- **Source data**:
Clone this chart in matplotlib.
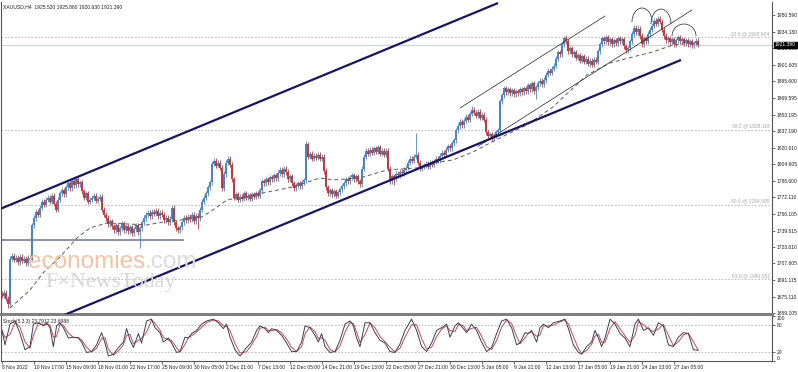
import matplotlib
matplotlib.use('Agg')
import matplotlib.pyplot as plt
from matplotlib.patches import Arc
import matplotlib.transforms as mtrans
import numpy as np
import pandas as pd

# ---------------- data ----------------
first_open = 1678
closes = [
    1676, 1679, 1673, 1668,
    1712,
    1715, 1711, 1713, 1709, 1714, 1710,
    1712, 1708, 1713, 1711,
    1745,
    1752, 1758, 1755, 1762, 1768, 1765,
    1770, 1772, 1768, 1774, 1766, 1760,
    1770, 1776, 1779, 1775, 1782, 1786,
    1781, 1788, 1784, 1790, 1785, 1787,
    1778, 1772, 1776, 1768, 1770, 1772,
    1774, 1769, 1771, 1773, 1760, 1755,
    1752, 1746, 1749, 1744, 1740, 1745,
    1738, 1742, 1747, 1740, 1744, 1739,
    1743, 1737, 1741, 1745, 1738, 1742,
    1748, 1752, 1755, 1757, 1754, 1758,
    1756, 1759, 1754, 1757, 1755, 1750,
    1752, 1748, 1751, 1762, 1748, 1742,
    1740, 1743, 1748, 1752, 1750, 1753,
    1751, 1755, 1749, 1754, 1752, 1760,
    1768, 1772, 1776, 1782, 1787, 1805,
    1808, 1803, 1806, 1801, 1781, 1795,
    1806, 1810, 1804, 1790, 1772, 1775,
    1770, 1773, 1771, 1776, 1772, 1774,
    1771, 1775, 1773, 1776, 1774, 1779,
    1788, 1786, 1790, 1787, 1792, 1790,
    1794, 1791, 1796, 1799, 1795, 1800,
    1797, 1790, 1793, 1786, 1781,
    1784, 1786, 1783, 1787, 1789,
    1824,
    1812, 1815, 1810, 1813, 1811, 1814, 1810, 1812,
    1798, 1782, 1776,
    1779, 1775, 1778, 1774, 1777, 1780,
    1783, 1786, 1790, 1788, 1792, 1794, 1790, 1793,
    1788, 1785,
    1800, 1812, 1818,
    1815, 1819, 1816, 1820, 1817, 1821, 1815, 1818, 1814, 1818,
    1800, 1788,
    1793, 1791, 1795, 1794, 1797, 1796, 1799, 1801,
    1806, 1810, 1808, 1812,
    1814, 1806, 1800, 1802,
    1803, 1805, 1802, 1806, 1804,
    1807, 1810, 1808, 1813, 1816, 1814, 1819, 1822, 1820, 1825, 1828,
    1838, 1842, 1846, 1843,
    1847, 1851, 1848, 1854, 1858,
    1855, 1852, 1856, 1850, 1853, 1848,
    1836, 1832,
    1834, 1830, 1833, 1836, 1838,
    1866,
    1872, 1879, 1875, 1878, 1874,
    1877, 1873, 1876, 1874, 1878, 1875, 1879, 1876,
    1882, 1878, 1884, 1876, 1880,
    1884, 1886, 1883, 1887,
    1892, 1896, 1894, 1898, 1901,
    1908, 1914, 1912,
    1922, 1928, 1925,
    1915, 1918, 1912, 1914, 1909, 1911, 1906, 1910, 1905, 1908, 1903, 1906, 1902,
    1907, 1905, 1915, 1922, 1928,
    1925, 1929, 1924, 1927, 1922, 1926, 1923, 1928, 1925, 1927,
    1920, 1916, 1918,
    1925, 1932, 1938, 1934, 1937,
    1930, 1922, 1928, 1925,
    1932, 1936, 1940, 1945,
    1942, 1947, 1944,
    1936, 1930, 1926, 1928,
    1924, 1927, 1922, 1926, 1929, 1925, 1927, 1923, 1926, 1922, 1925, 1921,
    1923, 1925.52, 1921.39,
]
wick = 2.5
long_highs = {152: 1827, 207: 1835, 235: 1862, 282: 1931, 329: 1950, 318: 1940}
long_lows = {3: 1664, 69: 1723, 98: 1741, 110: 1778, 196: 1784, 267: 1868, 294: 1900}

# moving average (read as a line)
ma_at = [4, 14, 20.5, 29, 37.5, 44, 52.5, 72.5, 80.5, 89, 99, 105.5, 112.5, 120.5,
         130.5, 145.5, 159, 165.5, 179, 192.5, 207.5, 215.5, 225.5, 235.5, 244, 254,
         262.5, 275.5, 292.5, 304, 315.5, 325.5, 335.5, 348]
ma_val = [1664, 1681.6, 1698.2, 1713.9, 1732.5, 1742.3, 1747.2, 1745.2, 1748.1, 1750.1,
          1752.1, 1759.9, 1769.7, 1772.6, 1776.5, 1782.4, 1791.2, 1789.2, 1791.2, 1799.0,
          1801.0, 1805.9, 1808.8, 1816.6, 1825.4, 1835.2, 1843.1, 1860.7, 1891.9, 1903.7,
          1909.6, 1914.5, 1921.3, 1923.5]

# stochastic %K (read as a line)
stoch_at = [0, 1.5, 4, 6.5, 9, 11.5, 14, 15.7, 18.2, 20.7, 22.3, 24, 25.7, 27.3, 29, 30.7,
            33.2, 35.7, 38.2, 39.8, 42.3, 44.8, 47.3, 49.8, 51.5, 53.2, 55.7, 58.2, 60.7,
            62.3, 64, 65.7, 68.2, 69.8, 72.3, 74.8, 76.5, 79, 80.7, 83.2, 84.8, 87.3, 89,
            91.5, 93.2, 94.8, 97.3, 99.8, 102.3, 105.7, 108.2, 110.7, 112.3, 114, 116.5,
            119, 122.3, 124.8, 127.3, 129, 131.5, 133.2, 134.8, 137.3, 139.8, 142.3, 144.8,
            147.3, 149.8, 151.5, 154, 156.5, 158.2, 159.8, 161.5, 164, 166.5, 169, 171.5,
            174, 175.7, 177.3, 179, 181.5, 184, 186.5, 189, 191.5, 194, 196.5, 199,
            201.5, 204.8, 207.3, 209.8, 212.3, 214.8, 217.3, 219.8, 222.3, 224, 226.5,
            228.2, 230.7, 232.3, 234.8, 237.3, 239.8, 242.3, 244.8, 247.3, 249.8, 252.3,
            254.8, 257.3, 259, 261.5, 263.2, 264.8, 267.3, 269, 270.7, 273.2, 275.7, 279,
            281.5, 283.2, 285.7, 288.2, 289.8, 292.3, 294.8, 296.5, 298.2, 299.8, 301.5,
            304, 306.5, 309, 311.5, 314, 316.5, 318.2, 320.7, 323.2, 325.7, 328.2, 330.7,
            333.2, 335.7, 338.2, 340.7, 343.2, 345.7, 348]
stoch_k = [68, 36, 82, 89, 61, 25, 32, 82, 85, 78, 85, 74, 32, 78, 85, 74,
           51, 53, 51, 42, 19, 21, 36, 63, 40, 11, 15, 30, 42,
           72, 46, 30, 61, 40, 89, 93, 74, 63, 42, 51, 40, 19, 21,
           53, 51, 61, 68, 82, 89, 93, 85, 72, 82, 53, 25,
           11, 30, 42, 68, 78, 72, 63, 72, 68, 57, 40, 21,
           21, 42, 78, 74, 57, 42, 61, 32, 19, 21, 46, 82,
           89, 78, 51, 32, 85, 85, 63, 46, 40, 21, 19, 38,
           68, 93, 68, 32, 21, 40, 68, 74, 82, 53, 78,
           85, 72, 63, 82, 68, 42, 21, 30, 61, 89, 93,
           74, 36, 40, 63, 61, 68, 42, 74, 82, 74, 85, 89,
           93, 72, 36, 19, 15, 32, 42, 68, 51, 32, 51,
           93, 82, 61, 51, 32, 82, 93, 68, 74, 57, 85, 78,
           36, 32, 53, 63, 61, 25, 23.79]

ytick_vals = [1950.590, 1934.180, 1918.090, 1901.605, 1885.600, 1869.595, 1853.195,
              1837.190, 1820.610, 1804.605, 1788.600, 1772.110, 1756.105, 1739.615,
              1723.610, 1707.605, 1691.115, 1675.110, 1659.105]
fib_levels = [1928.604, 1838.118, 1764.985, 1691.852]
fib_names = ["23.6", "38.2", "50.0", "61.8"]
xlabels = ["8 Nov 2022", "10 Nov 17:00", "15 Nov 09:00", "18 Nov 01:00", "22 Nov 17:00",
           "25 Nov 09:00", "30 Nov 05:00", "2 Dec 21:00", "7 Dec 13:00", "12 Dec 05:00",
           "14 Dec 21:00", "19 Dec 13:00", "22 Dec 05:00", "27 Dec 21:00", "30 Dec 13:00",
           "5 Jan 05:00", "9 Jan 21:00", "12 Jan 13:00", "17 Jan 05:00", "19 Jan 21:00",
           "24 Jan 13:00", "27 Jan 05:00"]
bars_per_label = 16
last_price = 1921.39
header = "XAUUSD,H4  1925.520 1925.860 1920.630 1921.390"
stoch_title = "Stoch(5,3,3) 23.7912 23.6988"

# drawn objects (bar, price)
channel_upper = [(-1, 1760.8), (248, 1962.3)]
channel_lower = [(30, 1656.2), (339.5, 1906.6)]
thin_upper = [(229, 1859.6), (301.5, 1949.6)]
thin_lower = [(238, 1822.0), (345, 1955.5)]
support_h = [(-1, 1730.5), (90.5, 1730.5)]
arcs = [(320, 1943.7, 10, 27.4), (329.5, 1941.7, 10, 29.3), (341, 1930.0, 12, 23.5)]

# ---------------- figure ----------------
W, H = 798, 372
plt.rcParams['font.family'] = ['Liberation Sans', 'DejaVu Sans']
fig = plt.figure(figsize=(W / 100, H / 100), dpi=100)
fig.patch.set_facecolor('white')

def rect(l, t, r, b):
    return [l / W, 1 - b / H, (r - l) / W, (b - t) / H]

ax = fig.add_axes(rect(1, 2, 772, 314))
axs = fig.add_axes(rect(1, 316, 772, 361), sharex=ax)

bull, bear = '#4a86b8', '#c23b3b'
c = np.array(closes, float)
o = np.r_[first_open, c[:-1]]
idx = np.arange(len(c))
hi = np.maximum(o, c) + wick
lo = np.minimum(o, c) - wick
for b, p in long_highs.items():
    hi[b] = p
for b, p in long_lows.items():
    lo[b] = p
up = c >= o
cols = np.where(up, bull, bear)
ax.vlines(idx, lo, hi, colors=cols, lw=0.6, zorder=3)
ax.bar(idx, np.maximum(np.abs(c - o), 0.7), bottom=np.minimum(o, c), width=0.8,
       color=cols, lw=0, zorder=4)

ax.plot(ma_at, ma_val, color='#6b5555', lw=0.7, ls=(0, (4, 3)), zorder=5)

for (x0, y0), (x1, y1) in [channel_upper, channel_lower]:
    ax.plot([x0, x1], [y0, y1], color='#14146b', lw=1.6, zorder=6, solid_capstyle='butt')
for (x0, y0), (x1, y1) in [thin_upper, thin_lower]:
    ax.plot([x0, x1], [y0, y1], color='#222222', lw=0.5, zorder=6)
ax.plot([support_h[0][0], support_h[1][0]], [support_h[0][1], support_h[1][1]],
        color='#8c90a8', lw=1.4, zorder=2)
for cx, cy, w, h in arcs:
    ax.add_patch(Arc((cx, cy), w, h, theta1=0, theta2=180, color='#444444', lw=0.6, zorder=6))

# fib levels
blend = mtrans.blended_transform_factory(ax.transAxes, ax.transData)
for lv, nm in zip(fib_levels, fib_names):
    ax.axhline(lv, color='#b4b4b4', lw=0.6, ls=(0, (2, 2)), zorder=1)
    ax.text(0.997, lv + 1.2, f"{nm} @ {lv:.3f}", transform=blend,
            ha='right', va='bottom', fontsize=3.6, color='#a8a8a8')
ax.axhline(last_price, color='#c8dada', lw=0.9, zorder=1)

# watermark
ax.text(0.035, 0.147, "economies", transform=ax.transAxes, fontsize=17.5, color='#f5c3a3',
        ha='left', va='baseline', zorder=7, family='Liberation Sans')
ax.text(0.187, 0.147, ".com", transform=ax.transAxes, fontsize=17.5, color='#dcdcdc',
        ha='left', va='baseline', zorder=7, family='Liberation Sans')
ax.text(0.058, 0.085, "F\u00d7NewsToday", transform=ax.transAxes, fontsize=16, color='#d6d6d6',
        ha='left', va='baseline', zorder=7, family='Liberation Serif')

ax.set_ylim(1658.1, 1963.3)
ax.set_xlim(-0.5, 385)
ax.yaxis.tick_right()
ax.set_yticks(ytick_vals)
ax.set_yticklabels([f"{v:.3f}" for v in ytick_vals])
ax.tick_params(axis='y', direction='out', length=2, width=0.5, pad=1.2, labelsize=3.6,
               colors='#333333', labelcolor='#222222')
ax.tick_params(axis='x', bottom=False, labelbottom=False)
ax.spines['top'].set_visible(False)
ax.spines['left'].set_color('#555555'); ax.spines['left'].set_linewidth(0.8)
ax.spines['right'].set_color('#555555'); ax.spines['right'].set_linewidth(0.8)
ax.spines['bottom'].set_color('#808080'); ax.spines['bottom'].set_linewidth(2.2)

ax.text(0.002, 0.993, header, transform=ax.transAxes, ha='left', va='top', fontsize=3.6, color='#222222')

ax.text(1.004, last_price, f"{last_price:.3f}", transform=blend, ha='left', va='center', fontsize=3.6,
        color='white', zorder=10, clip_on=False,
        bbox=dict(boxstyle='square,pad=0.15', fc='black', ec='black'))

# stochastic
sk = pd.Series(stoch_k, dtype=float)
sd = sk.rolling(2, min_periods=1).mean()
axs.plot(stoch_at, sd, color='#d04848', lw=0.7, zorder=3)
axs.plot(stoch_at, sk, color='#3a3f5c', lw=0.7, zorder=4)
for lvl in (20, 80):
    axs.axhline(lvl, color='#b4b4b4', lw=0.6, ls=(0, (2, 2)), zorder=1)
axs.set_ylim(0, 100)
axs.yaxis.tick_right()
axs.set_yticks([100, 80, 20, 0])
axs.set_yticklabels(['100', '80', '20', '0'])
axs.tick_params(axis='y', direction='out', length=2, width=0.5, pad=1.2, labelsize=3.6,
                colors='#333333', labelcolor='#222222')
ylabs = axs.get_yticklabels()
ylabs[0].set_va('top'); ylabs[3].set_va('bottom')
axs.text(0.003, 0.93, stoch_title, transform=axs.transAxes, ha='left', va='top', fontsize=3.6, color='#222222')
axs.spines['top'].set_visible(False)
for s in ['left', 'right', 'bottom']:
    axs.spines[s].set_color('#555555'); axs.spines[s].set_linewidth(0.8)

xt = [bars_per_label * k for k in range(len(xlabels))]
axs.set_xticks(xt)
axs.set_xticklabels(xlabels)
axs.tick_params(axis='x', direction='out', length=2, width=0.5, pad=0.8, labelsize=3.6,
                colors='#333333', labelcolor='#222222')
for t in axs.get_xticklabels():
    t.set_ha('left')

fig.savefig('out.png', dpi=100, facecolor='white')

- **Directions**: Write down every line of the data above that includes the string "matplotlib".

- **The completed task**:
Clone this chart in matplotlib.
import matplotlib
matplotlib.use('Agg')
import matplotlib.pyplot as plt
from matplotlib.patches import Arc
import matplotlib.transforms as mtrans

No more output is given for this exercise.